Before 2010, I didn’t spend a great deal of time thinking about dying.  I think in my younger years I was scared to death of death, I just didn’t think about it that often.

I’ve always believed in heaven, but I’ve got enough “Doubting Thomas” in me that anything not tangible is, at times, difficult for me to digest.

But before Lisa died, it just wasn’t on my mind.  Plus, I thought I was immune to tragedy – sort of felt like I was a “chosen one”.  I felt for others who had experienced bad things, but it really didn’t cross my mind that I, the Danny Tanner, would ever be stricken with a significant loss.  In fact, I was so sure that nothing would happen to Lisa that I sometimes joked about it.

“If something happens to Lisa, I’m taking a date to her funeral.  I can’t so this by myself.”

Not so funny now, huh?

It wasn’t happening to us, soo I just didn’t spend much time worrying about my demise.

Today is a bit different.

In the past two weeks, I’ve had business trips to both Akron and Boston.  And now I get a bit freaked out when I leave the kids to travel – especially on a plane.

I know that’s ridiculous.  It is much more likely that I’ll die in a car wreck on the way to work than to drop out of the sky over Hoboken, New Jersey.  And yet, I just can’t seem to avoid my wandering mind.

My maturity and spiritual growth has taken much of my fear of dying away.  I think Heaven is a wonderful place and the older I get, I know more and more folks who are there.  Can you imagine having the opportunity to reconnect with all the people you loved so deeply who have gone before us?

No, it’s not my fear of dying that stresses me out.  It’s actually the thought of my girls without me.

I’m sure they’d be alright.  They have a ton of people here on earth who love them and who would care for them.  But I just can’t help but to envision their shock and sadness if I didn’t come back home.  The thought takes me back to that cold day in February 2010.  I remember Michelle burrowed under my arm on the front row of our church as we sang familiar hymns to honor Lisa’s memory.

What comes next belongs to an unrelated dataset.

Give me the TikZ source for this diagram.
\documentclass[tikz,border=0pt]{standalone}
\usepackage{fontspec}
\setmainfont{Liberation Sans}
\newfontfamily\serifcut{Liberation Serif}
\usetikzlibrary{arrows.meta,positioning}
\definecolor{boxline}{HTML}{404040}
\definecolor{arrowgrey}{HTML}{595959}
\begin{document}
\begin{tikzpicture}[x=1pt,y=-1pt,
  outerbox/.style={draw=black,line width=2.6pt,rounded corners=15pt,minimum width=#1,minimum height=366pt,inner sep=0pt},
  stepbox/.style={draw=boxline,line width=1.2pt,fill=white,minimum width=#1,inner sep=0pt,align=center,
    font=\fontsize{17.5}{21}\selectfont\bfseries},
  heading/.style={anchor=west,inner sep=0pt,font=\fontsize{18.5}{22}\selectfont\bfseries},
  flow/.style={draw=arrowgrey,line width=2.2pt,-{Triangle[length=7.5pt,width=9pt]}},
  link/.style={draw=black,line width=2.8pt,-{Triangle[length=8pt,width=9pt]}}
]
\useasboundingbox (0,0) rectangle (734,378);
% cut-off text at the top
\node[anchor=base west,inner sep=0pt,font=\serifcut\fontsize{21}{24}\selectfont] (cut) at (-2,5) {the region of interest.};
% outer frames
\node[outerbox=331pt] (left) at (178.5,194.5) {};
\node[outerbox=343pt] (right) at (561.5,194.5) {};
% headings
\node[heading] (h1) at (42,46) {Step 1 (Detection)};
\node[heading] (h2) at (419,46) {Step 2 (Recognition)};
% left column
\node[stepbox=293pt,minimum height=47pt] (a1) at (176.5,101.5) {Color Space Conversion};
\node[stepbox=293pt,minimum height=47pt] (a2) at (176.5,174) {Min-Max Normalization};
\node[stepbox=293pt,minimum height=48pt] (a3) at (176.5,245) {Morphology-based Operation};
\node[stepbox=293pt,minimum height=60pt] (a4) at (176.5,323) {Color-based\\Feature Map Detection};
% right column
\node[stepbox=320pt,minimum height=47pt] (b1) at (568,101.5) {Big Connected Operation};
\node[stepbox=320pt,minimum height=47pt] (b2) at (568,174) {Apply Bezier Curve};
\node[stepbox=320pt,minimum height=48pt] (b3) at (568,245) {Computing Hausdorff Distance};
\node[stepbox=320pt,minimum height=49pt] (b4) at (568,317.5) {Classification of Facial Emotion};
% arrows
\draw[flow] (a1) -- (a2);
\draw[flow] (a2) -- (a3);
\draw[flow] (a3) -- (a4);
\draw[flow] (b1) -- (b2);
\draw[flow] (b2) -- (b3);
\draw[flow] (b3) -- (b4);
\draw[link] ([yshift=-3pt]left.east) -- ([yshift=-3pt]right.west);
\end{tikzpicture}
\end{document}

And then, I picture the same venue – only I’m in a jar on a table at the altar.

The thought of them enduring that service alone is a vision I’ll not soon be able to shake.  How much loss could they handle?

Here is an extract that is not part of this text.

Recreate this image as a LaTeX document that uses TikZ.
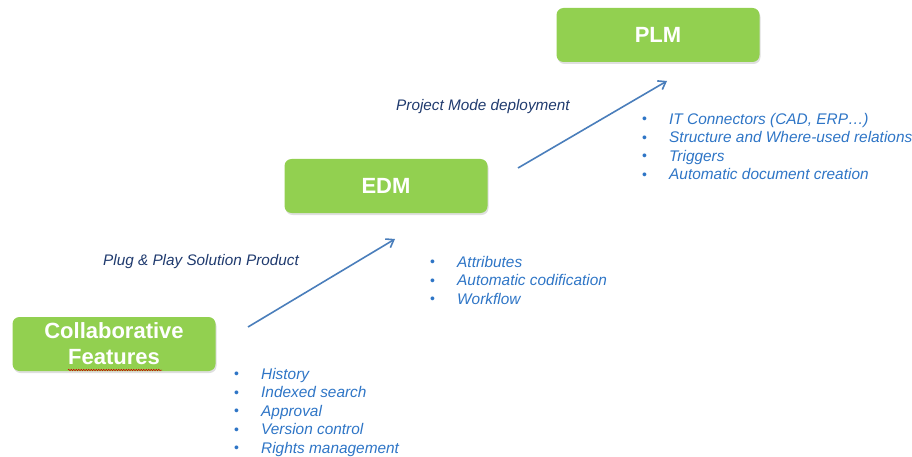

As a parent, it seems that often my fears are the same as they were when I was younger.  However, the motivation behind my anxieties has changed greatly.

In 1985 I was afraid to die, but it’s because I wasn’t sure what was beyond.  Today my thoughts are not sadness for me, but the burden for them.

Kids change you.  Kids change your perspective.  For me, kids instilled selflessness – something I desperately needed fifteen years ago.

Near the end of her life, Lisa said, “I’m not that upset that the girls won’t have me as a mother.  It just makes me sad that they won’t have a mother at all.”

I think I now understand what she meant.